The TCOC experiments aim to change the payment mechanisms for care from purely fee-for-service payments based on volume to a fee-for-value payment system that links payments to the rate of growth in total cost of care provided a patient annually regardless of where the care is provided. It also provides significant incentives for providers to meet annual quality goals. Over time, TCOC aims to improve quality and value of care for beneficiaries while “bending the cost curve” to provide more predictable premium costs for beneficiaries.
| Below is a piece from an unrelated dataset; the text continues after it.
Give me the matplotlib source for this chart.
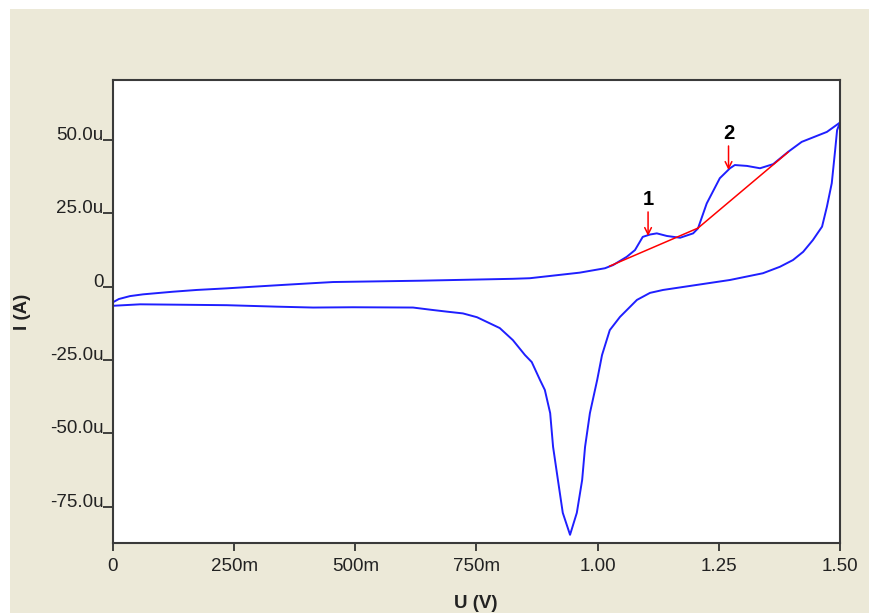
import matplotlib
matplotlib.use("Agg")
import matplotlib.pyplot as plt
from matplotlib.patches import Rectangle

plt.rcParams['font.family'] = ['Liberation Sans', 'DejaVu Sans']

# forward scan (0 -> 1.5 V), current in uA
v_fwd = [0.0, 0.012, 0.035, 0.062, 0.124, 0.173, 0.235, 0.289, 0.349, 0.406, 0.454,
         0.633, 0.825, 0.86, 0.963, 1.015, 1.032, 1.06, 1.077, 1.093, 1.108,
         1.122, 1.143, 1.17, 1.197, 1.207, 1.225, 1.252, 1.273, 1.283, 1.308,
         1.335, 1.362, 1.393, 1.421, 1.473, 1.5]
i_fwd = [-5.3, -4.2, -3.2, -2.6, -1.7, -1.1, -0.55, 0.0, 0.6, 1.15, 1.6,
         2.05, 2.7, 2.9, 4.8, 6.3, 7.4, 10.2, 12.5, 17.0, 17.8,
         18.2, 17.3, 16.7, 18.2, 19.9, 28.4, 37.0, 40.4, 41.5, 41.2,
         40.4, 41.8, 46.0, 49.4, 52.8, 56.0]

# reverse scan (1.5 -> 0 V)
v_rev = [1.5, 1.494, 1.49, 1.483, 1.473, 1.463, 1.444, 1.424, 1.403, 1.376,
         1.341, 1.273, 1.208, 1.135, 1.108, 1.081, 1.046, 1.025, 1.009, 0.999,
         0.984, 0.974, 0.968, 0.957, 0.943, 0.928, 0.918, 0.908, 0.902, 0.891,
         0.881, 0.864, 0.85, 0.825, 0.798, 0.751, 0.722, 0.689, 0.658, 0.619,
         0.495, 0.413, 0.338, 0.235, 0.056, 0.0]
i_rev = [56.0, 53.4, 46.6, 35.3, 27.3, 20.5, 15.9, 11.9, 9.1, 6.8,
         4.6, 2.3, 0.7, -1.1, -2.1, -4.5, -10.3, -14.8, -23.3, -31.8,
         -43.1, -54.6, -65.9, -77.1, -84.6, -77.1, -65.9, -54.6, -43.1, -35.2,
         -31.8, -25.7, -23.3, -18.2, -14.1, -10.4, -9.1, -8.5, -7.9, -7.1,
         -7.0, -7.1, -6.8, -6.3, -6.0, -6.5]

# baselines under the peaks
base1_v = [1.025, 1.207]
base1_i = [7.05, 20.0]
base2_v = [1.207, 1.393]
base2_i = [20.0, 45.9]

peak_labels = ['1', '2']
peak_v = [1.104, 1.270]
peak_i = [17.3, 39.8]

xticks = [0, 0.25, 0.5, 0.75, 1.0, 1.25, 1.5]
xticklabels = ['0', '250m', '500m', '750m', '1.00', '1.25', '1.50']
yticks = [-75, -50, -25, 0, 25, 50]
yticklabels = ['-75.0u', '-50.0u', '-25.0u', '0', '25.0u', '50.0u']

fig = plt.figure(figsize=(8.7, 6.13), dpi=100, facecolor='#ECE9D8')
# thin white strips at left and top edge
fig.patches.append(Rectangle((0, 0), 10 / 870, 1, transform=fig.transFigure,
                             facecolor='white', edgecolor='none'))
fig.patches.append(Rectangle((0, 604 / 613), 1, 9 / 613, transform=fig.transFigure,
                             facecolor='white', edgecolor='none'))

ax = fig.add_axes([113 / 870, 70 / 613, 727 / 870, 463 / 613])
ax.set_facecolor('white')

ax.plot(v_fwd, i_fwd, color='#1f1fff', lw=1.4)
ax.plot(v_rev, i_rev, color='#1f1fff', lw=1.4)
ax.plot(base1_v, base1_i, color='red', lw=1.1)
ax.plot(base2_v, base2_i, color='red', lw=1.1)

for lab, pv, pi in zip(peak_labels, peak_v, peak_i):
    ax.annotate('', xy=(pv, pi), xytext=(pv, pi + 8.2),
                arrowprops=dict(arrowstyle='->', color='red', lw=1.1,
                                mutation_scale=12, shrinkA=0, shrinkB=0))
    ax.text(pv, pi + 12.5, lab, ha='center', va='center', fontsize=14.5,
            fontweight='bold', color='black')

ax.set_xlim(0, 1.5)
ax.set_ylim(-87.4, 70.5)
ax.set_xticks(xticks)
ax.set_xticklabels(xticklabels)
ax.set_yticks(yticks)
ax.set_yticklabels(yticklabels)
ax.tick_params(axis='x', direction='out', length=6, width=1.2, pad=5,
               labelsize=13.5, colors='#222222')
ax.tick_params(axis='y', direction='out', length=7, width=1.2, pad=0,
               labelsize=13.5, colors='#222222')
for lab in ax.get_yticklabels():
    lab.set_va('baseline')

for s in ax.spines.values():
    s.set_color('#3a3a3a')
    s.set_linewidth(1.5)

fig.text(23 / 870, 1 - 312 / 613, 'I (A)', rotation=90, ha='center',
         va='center', fontsize=13.5, fontweight='bold', color='#222222')
fig.text(476 / 870, 1 - 603 / 613, 'U (V)', ha='center', va='center',
         fontsize=13.5, fontweight='bold', color='#222222')

fig.savefig('out.png', dpi=100, facecolor=fig.get_facecolor())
The TCOC contracts share some of the characteristics of CMS’s Medicare Shared Savings Accountable Care rules which also aim to increase value while holding down costs. By measuring outcomes and costs for attributed patients over the entire year, TCOC encourages participants to coordinate services across the entire continuum of care. In addition, by assuring the most medically appropriate service is provided at the right time and in the most appropriate setting, TCOC seeks to reduce unnecessary hospital services and admissions which account for the largest portion of the health care dollar. Historically, negotiations between payers and providers have occurred every two to three years and have focused on unit price increases. TCOC contracting changes the paradigm by focusing instead on negotiating limits to the annual rates of increase over three to five year contracts. In return, providers are given the opportunity to share savings if cost growth is held below negotiated benchmark target growth rates.